The court explained that Taylor qualified under the executive exemption if he (1) managed "the enterprise or a ‘customarily recognized department or subdivision thereof’"; (2) regularly supervised two or more employees; (3) had the power to hire or fire, or had "particular weight" in decisions to hire, fire, promote, or demote employees; (4) regularly used discretion and independent judgment; (5) primarily performed executive exemption duties; and (6) had a salary at least twice the California minimum wage for full-time employment. Taylor conceded that all of his supervisory positions met the second and sixth elements, but argued the other four elements were absent.
The Court of Appeal held all that Taylor’s positions satisfied the executive exemption elements. The first element was met by Taylor’s admission that he had supervised a specific group of workers performing a discrete set of tasks for a designated geographic region. The third element was likewise established by two of Taylor’s supervisors, who provided undisputed declarations that they gave extra weight to Taylor’s suggestions when considering hiring, firing, or promoting because of Taylor’s close interaction with the employees he supervised.

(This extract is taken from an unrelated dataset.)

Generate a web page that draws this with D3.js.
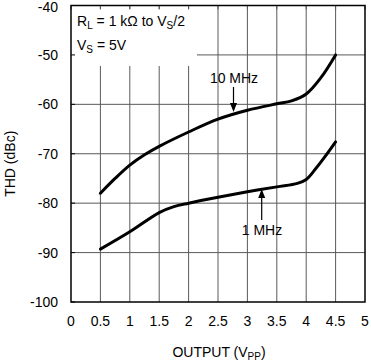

Taylor contended that the executive exemption’s fourth element was absent because his management duties were "dictated by stringent UPS procedures and methods" precluding him from regularly using discretion and independent judgment. The court disagreed. These protocols did not reduce Taylor’s duties to "routine tasks," where "any discretion is largely inconsequential." To the contrary, Taylor regularly used his discretion and judgment to identify and address operational and personnel problems. Lastly, nearly all of Taylor’s duties fell within one of the "management duties" enumerated in the California Department of Labor Standards Enforcement’s ("DLSE") July 6, 1993 Opinion Letter.
The court briefly addressed whether Taylor was also exempt as an administrative employee. Taylor contended that he was merely a "production" level employee who directly participated in running UPS’s package delivery system. The court rejected this suggestion. An employee did not need to directly participate in firm-wide policymaking or business operations to qualify under the administrative exemption. Rather, administrative employees can encompass supervisors like Taylor, who "execute or carry out" the enterprise’s management policies.
The court concluded that Taylor satisfied the administrative exemption because (1) his duties and responsibilities involved the performance of office or non-manual work relating to management policies or business operations; (2) he regularly exercised discretion and independent judgment; (3) his work required special training, experience, or knowledge under general supervision only; (4) he primarily performed exempt duties; and (5) his salary was at least double the California full-time minimum wage.
Many California employers have been sued in class actions based on alleged misclassification. Classification decisions must be determined on a case-by-case basis, analyzing the individual employee’s job duties. The UPS decision provides additional guidance to employers and trial judges as to the proper tests to be applied. Because of the serious consequences of classification mistakes, prudent employers should consult competent legal counsel if they have questions.